-- Start Records for this task --

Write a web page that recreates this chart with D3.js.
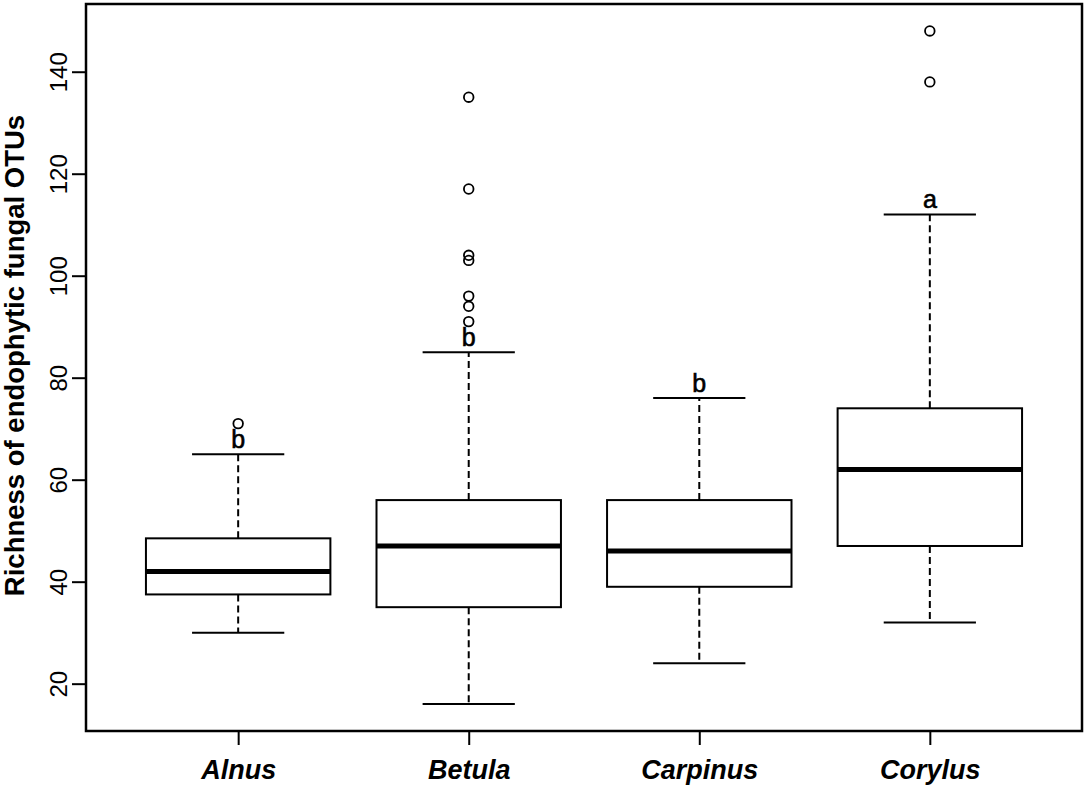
<!DOCTYPE html>
<html>
<head>
<meta charset="utf-8">
<script src="https://cdn.jsdelivr.net/npm/d3@7"></script>
<style>
  html, body { margin: 0; padding: 0; background: #fff; }
  svg { display: block; font-family: "Liberation Sans", Arial, sans-serif; }
</style>
</head>
<body>
<svg id="chart" width="1088" height="787"></svg>
<script>
// ---- data ----
const categories = ["Alnus", "Betula", "Carpinus", "Corylus"];
const lowerWhisker = [30, 16, 24, 32];
const q1 = [37.5, 35, 39, 47];
const medians = [42, 47, 46, 62];
const q3 = [48.5, 56, 56, 74];
const upperWhisker = [65, 85, 76, 112];
const outliers = [
  [71],
  [91, 94, 96, 103, 104, 117, 135],
  [],
  [138, 148]
];
const groupLetters = ["b", "b", "b", "a"];
const yTicks = [20, 40, 60, 80, 100, 120, 140];
const yTitle = "Richness of endophytic fungal OTUs";

// ---- layout ----
const svg = d3.select("#chart");
const plot = { left: 86, right: 1082, top: 4, bottom: 731 };

// R-style axis extension (4%)
const allVals = [].concat(lowerWhisker, upperWhisker, ...outliers);
const yMin = d3.min(allVals), yMax = d3.max(allVals);
const yPad = (yMax - yMin) * 0.04;
const y = d3.scaleLinear().domain([yMin - yPad, yMax + yPad]).range([plot.bottom, plot.top]);

const xPad = (categories.length) * 0.04;
const x = d3.scaleLinear()
  .domain([0.5 - xPad, categories.length + 0.5 + xPad])
  .range([plot.left, plot.right]);

const boxHalf = 0.4, capHalf = 0.2;

const g = svg.append("g");

categories.forEach((c, i) => {
  const cx = x(i + 1);
  const bx0 = x(i + 1 - boxHalf), bx1 = x(i + 1 + boxHalf);
  const cx0 = x(i + 1 - capHalf), cx1 = x(i + 1 + capHalf);

  // whiskers (dashed)
  g.append("line").attr("x1", cx).attr("x2", cx)
    .attr("y1", y(q3[i])).attr("y2", y(upperWhisker[i]))
    .attr("stroke", "#000").attr("stroke-width", 2).attr("stroke-dasharray", "7,4");
  g.append("line").attr("x1", cx).attr("x2", cx)
    .attr("y1", y(q1[i])).attr("y2", y(lowerWhisker[i]))
    .attr("stroke", "#000").attr("stroke-width", 2).attr("stroke-dasharray", "7,4");
  // caps
  [upperWhisker[i], lowerWhisker[i]].forEach(v => {
    g.append("line").attr("x1", cx0).attr("x2", cx1)
      .attr("y1", y(v)).attr("y2", y(v))
      .attr("stroke", "#000").attr("stroke-width", 2);
  });
  // box
  g.append("rect").attr("x", bx0).attr("y", y(q3[i]))
    .attr("width", bx1 - bx0).attr("height", y(q1[i]) - y(q3[i]))
    .attr("fill", "#fff").attr("stroke", "#000").attr("stroke-width", 2);
  // median
  g.append("line").attr("x1", bx0).attr("x2", bx1)
    .attr("y1", y(medians[i])).attr("y2", y(medians[i]))
    .attr("stroke", "#000").attr("stroke-width", 5);
  // outliers
  g.selectAll(null).data(outliers[i]).enter().append("circle")
    .attr("cx", cx).attr("cy", d => y(d)).attr("r", 4.8)
    .attr("fill", "none").attr("stroke", "#000").attr("stroke-width", 1.8);
  // group letters
  g.append("text").attr("x", cx).attr("y", y(upperWhisker[i] + 3))
    .attr("text-anchor", "middle").attr("dominant-baseline", "central")
    .attr("font-size", 25).attr("fill", "#000")
    .attr("stroke", "#000").attr("stroke-width", 0.6)
    .text(groupLetters[i]);
});

// plot frame
svg.append("rect").attr("x", plot.left).attr("y", plot.top)
  .attr("width", plot.right - plot.left).attr("height", plot.bottom - plot.top)
  .attr("fill", "none").attr("stroke", "#000").attr("stroke-width", 2.5);

// y axis
const yAxis = d3.axisLeft(y).tickValues(yTicks).tickSize(14).tickPadding(4);
const yg = svg.append("g").attr("transform", `translate(${plot.left},0)`).call(yAxis);
yg.select(".domain").remove();
yg.selectAll(".tick line").attr("stroke", "#000").attr("stroke-width", 2);
yg.selectAll(".tick text")
  .attr("font-size", 24).attr("font-family", "Liberation Sans, Arial, sans-serif")
  .attr("fill", "#000")
  .attr("text-anchor", "middle").attr("dominant-baseline", "auto")
  .attr("x", null).attr("dy", null)
  .attr("transform", "translate(-19,0) rotate(-90)");

// x axis
const xAxis = d3.axisBottom(x).tickValues(categories.map((c, i) => i + 1))
  .tickFormat((d) => categories[d - 1]).tickSize(14).tickPadding(15);
const xg = svg.append("g").attr("transform", `translate(0,${plot.bottom})`).call(xAxis);
xg.select(".domain").remove();
xg.selectAll(".tick line").attr("stroke", "#000").attr("stroke-width", 2);
xg.selectAll(".tick text")
  .attr("font-size", 27).attr("font-weight", "bold").attr("font-style", "italic")
  .attr("font-family", "Liberation Sans, Arial, sans-serif").attr("fill", "#000");

// y title
svg.append("text")
  .attr("transform", `translate(24,${(103 + 608) / 2}) rotate(-90)`)
  .attr("text-anchor", "middle")
  .attr("font-size", 27.5).attr("font-weight", "bold").attr("fill", "#000")
  .text(yTitle);
</script>
</body>
</html>
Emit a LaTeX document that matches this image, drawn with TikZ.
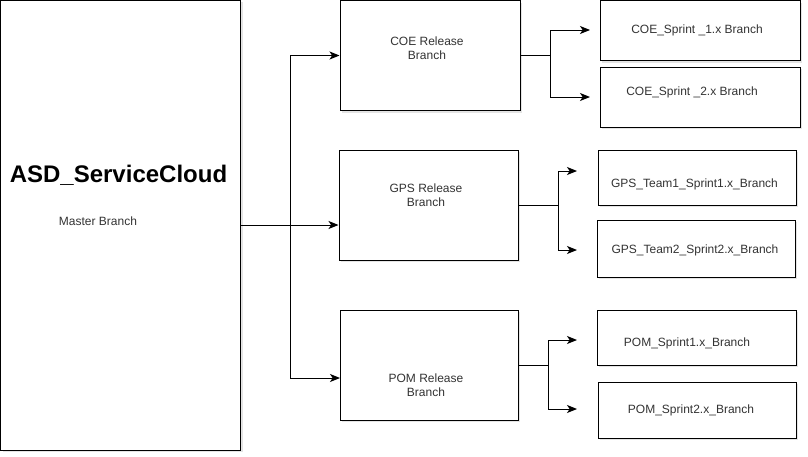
\documentclass[tikz,border=0pt]{standalone}
\usepackage{fontspec}
\setmainfont{Liberation Sans}
\usetikzlibrary{arrows.meta,shadows}
\definecolor{txt}{HTML}{333333}
\begin{document}
\begin{tikzpicture}[x=0.75pt,y=-0.75pt,
  box/.style={draw=black,line width=0.75pt,fill=white,inner sep=0pt,
    drop shadow={shadow xshift=1.5pt,shadow yshift=-1.5pt,fill=gray!60,opacity=0.35}},
  lbl/.style={text=txt,font=\fontsize{9}{10.5}\selectfont,align=center,inner sep=0pt},
  conn/.style={line width=0.75pt,draw=black},
  arr/.style={conn,-{Stealth[length=7.5pt,width=6pt,inset=2pt]}}]
\useasboundingbox (0,0) rectangle (808,457);
% boxes
\node[box,minimum width=180pt,minimum height=337.5pt] (main) at (120.5,225) {};
\node[box,minimum width=135pt,minimum height=82.5pt] (coe) at (430,55.5) {};
\node[box,minimum width=134.25pt,minimum height=82.5pt] (gps) at (428.5,205) {};
\node[box,minimum width=133.5pt,minimum height=82.5pt] (pom) at (429,365) {};
\node[box,minimum width=150pt,minimum height=45pt] (coe1) at (700,30.5) {};
\node[box,minimum width=150pt,minimum height=45pt] (coe2) at (700,97) {};
\node[box,minimum width=148.5pt,minimum height=41.25pt] (gps1) at (697,177.5) {};
\node[box,minimum width=148.5pt,minimum height=42.75pt] (gps2) at (696,248.5) {};
\node[box,minimum width=149.25pt,minimum height=41.25pt] (pom1) at (696.5,337.5) {};
\node[box,minimum width=148.5pt,minimum height=42pt] (pom2) at (697,410) {};
% texts
\node[inner sep=0pt,font=\bfseries\fontsize{18}{21}\selectfont] (title) at (118.5,175) {ASD\_ServiceCloud};
\node[lbl] (master) at (98,221) {Master Branch};
\node[lbl] (coet) at (427,48) {COE Release\\Branch};
\node[lbl] (gpst) at (426,195.5) {GPS Release\\Branch};
\node[lbl] (pomt) at (426,385.5) {POM Release\\Branch};
\node[lbl] (coe1t) at (697,30) {COE\_Sprint \_1.x Branch};
\node[lbl] (coe2t) at (692,92.5) {COE\_Sprint \_2.x Branch};
\node[lbl] (gps1t) at (694.5,184) {GPS\_Team1\_Sprint1.x\_Branch};
\node[lbl] (gps2t) at (695,250) {GPS\_Team2\_Sprint2.x\_Branch};
\node[lbl] (pom1t) at (687,343) {POM\_Sprint1.x\_Branch};
\node[lbl] (pom2t) at (691,410.5) {POM\_Sprint2.x\_Branch};
% junction coordinates
\coordinate (j0) at (290,225);
\coordinate (pomin) at (340,378);
\coordinate (jc) at (550,55.5);
\coordinate (c1) at (590,30);
\coordinate (c2) at (590,97);
\coordinate (jg) at (558,205);
\coordinate (g1) at (577,171);
\coordinate (g2) at (577,250);
\coordinate (jp) at (548,365);
\coordinate (p1) at (577,340);
\coordinate (p2) at (577,409);
% connectors
\draw[conn] (main.east |- j0) -- (j0);
\draw[arr] (j0) |- (coe.west);
\draw[arr] (j0) -- (gps.west |- j0);
\draw[arr] (j0) |- (pomin);
\draw[conn] (coe.east) -- (jc);
\draw[arr] (jc) |- (c1);
\draw[arr] (jc) |- (c2);
\draw[conn] (gps.east) -- (jg);
\draw[arr] (jg) |- (g1);
\draw[arr] (jg) |- (g2);
\draw[conn] (pom.east) -- (jp);
\draw[arr] (jp) |- (p1);
\draw[arr] (jp) |- (p2);
\end{tikzpicture}
\end{document}
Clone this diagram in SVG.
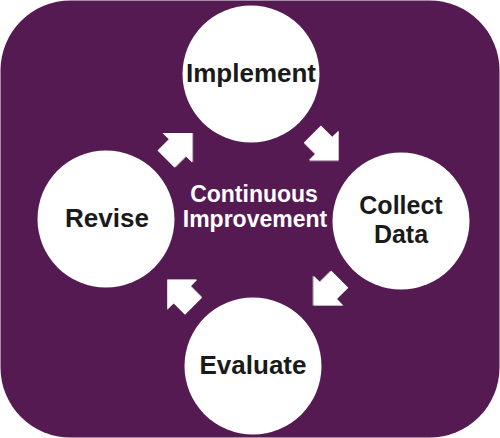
<svg xmlns="http://www.w3.org/2000/svg" width="500" height="438" viewBox="0 0 500 438">
  <style>
    .node { fill: #ffffff; }
    .lbl { font-family: "Liberation Sans", Arial, sans-serif; font-weight: bold; font-size: 26px; fill: #1a1a1a; text-anchor: middle; }
    .lbl2 { font-size: 25px; }
    .center { font-family: "Liberation Sans", Arial, sans-serif; font-weight: bold; font-size: 23px; fill: #ffffff; text-anchor: middle; }
    .arrow { fill: #ffffff; }
    .arrow-shadow { fill: #b9a9b8; }
  </style>
  <defs>
    <path id="blockArrow" d="M-18.5,-12 L-2.5,-12 L-2.5,-21 L18.5,0 L-2.5,21 L-2.5,12 L-18.5,12 Z"/>
  </defs>
  <rect id="frame" x="0.5" y="0.5" width="499" height="437" rx="70" ry="70" fill="#561a52"/>

  <g id="connectors">
    <g transform="translate(179,146) rotate(-45)">
      <use href="#blockArrow" class="arrow-shadow" x="0.8" y="0.8"/>
      <use href="#blockArrow" class="arrow"/>
    </g>
    <g transform="translate(325.5,147) rotate(45)">
      <use href="#blockArrow" class="arrow-shadow" x="0.8" y="0.8"/>
      <use href="#blockArrow" class="arrow"/>
    </g>
    <g transform="translate(326.8,292.3) rotate(135)">
      <use href="#blockArrow" class="arrow-shadow" x="0.8" y="0.8"/>
      <use href="#blockArrow" class="arrow"/>
    </g>
    <g transform="translate(180.4,293.2) rotate(-135)">
      <use href="#blockArrow" class="arrow-shadow" x="0.8" y="0.8"/>
      <use href="#blockArrow" class="arrow"/>
    </g>
  </g>

  <g id="implement">
    <circle class="node" cx="251" cy="74" r="68.5"/>
    <text class="lbl" x="251" y="82">Implement</text>
  </g>
  <g id="collect-data">
    <circle class="node" cx="401" cy="221" r="68.5"/>
    <text class="lbl lbl2"><tspan x="401" y="213.5">Collect</tspan><tspan x="401" y="242.5">Data</tspan></text>
  </g>
  <g id="evaluate">
    <circle class="node" cx="253" cy="366" r="68.5"/>
    <text class="lbl" x="253" y="374">Evaluate</text>
  </g>
  <g id="revise">
    <circle class="node" cx="106" cy="219" r="68.5"/>
    <text class="lbl" x="107" y="227">Revise</text>
  </g>
  <g id="continuous-improvement">
    <text class="center"><tspan x="254" y="202">Continuous</tspan><tspan x="255" y="227">Improvement</tspan></text>
  </g>
</svg>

-- End Records for this task --

## Do this:
Restate word for word every line from the top of the entries above to the line with "const cx0 = x(i", inclusive, and skip any pictures.

## Full output:
Write a web page that recreates this chart with D3.js.
<!DOCTYPE html>
<html>
<head>
<meta charset="utf-8">
<script src="https://cdn.jsdelivr.net/npm/d3@7"></script>
<style>
  html, body { margin: 0; padding: 0; background: #fff; }
  svg { display: block; font-family: "Liberation Sans", Arial, sans-serif; }
</style>
</head>
<body>
<svg id="chart" width="1088" height="787"></svg>
<script>
// ---- data ----
const categories = ["Alnus", "Betula", "Carpinus", "Corylus"];
const lowerWhisker = [30, 16, 24, 32];
const q1 = [37.5, 35, 39, 47];
const medians = [42, 47, 46, 62];
const q3 = [48.5, 56, 56, 74];
const upperWhisker = [65, 85, 76, 112];
const outliers = [
  [71],
  [91, 94, 96, 103, 104, 117, 135],
  [],
  [138, 148]
];
const groupLetters = ["b", "b", "b", "a"];
const yTicks = [20, 40, 60, 80, 100, 120, 140];
const yTitle = "Richness of endophytic fungal OTUs";

// ---- layout ----
const svg = d3.select("#chart");
const plot = { left: 86, right: 1082, top: 4, bottom: 731 };

// R-style axis extension (4%)
const allVals = [].concat(lowerWhisker, upperWhisker, ...outliers);
const yMin = d3.min(allVals), yMax = d3.max(allVals);
const yPad = (yMax - yMin) * 0.04;
const y = d3.scaleLinear().domain([yMin - yPad, yMax + yPad]).range([plot.bottom, plot.top]);

const xPad = (categories.length) * 0.04;
const x = d3.scaleLinear()
  .domain([0.5 - xPad, categories.length + 0.5 + xPad])
  .range([plot.left, plot.right]);

const boxHalf = 0.4, capHalf = 0.2;

const g = svg.append("g");

categories.forEach((c, i) => {
  const cx = x(i + 1);
  const bx0 = x(i + 1 - boxHalf), bx1 = x(i + 1 + boxHalf);
  const cx0 = x(i + 1 - capHalf), cx1 = x(i + 1 + capHalf);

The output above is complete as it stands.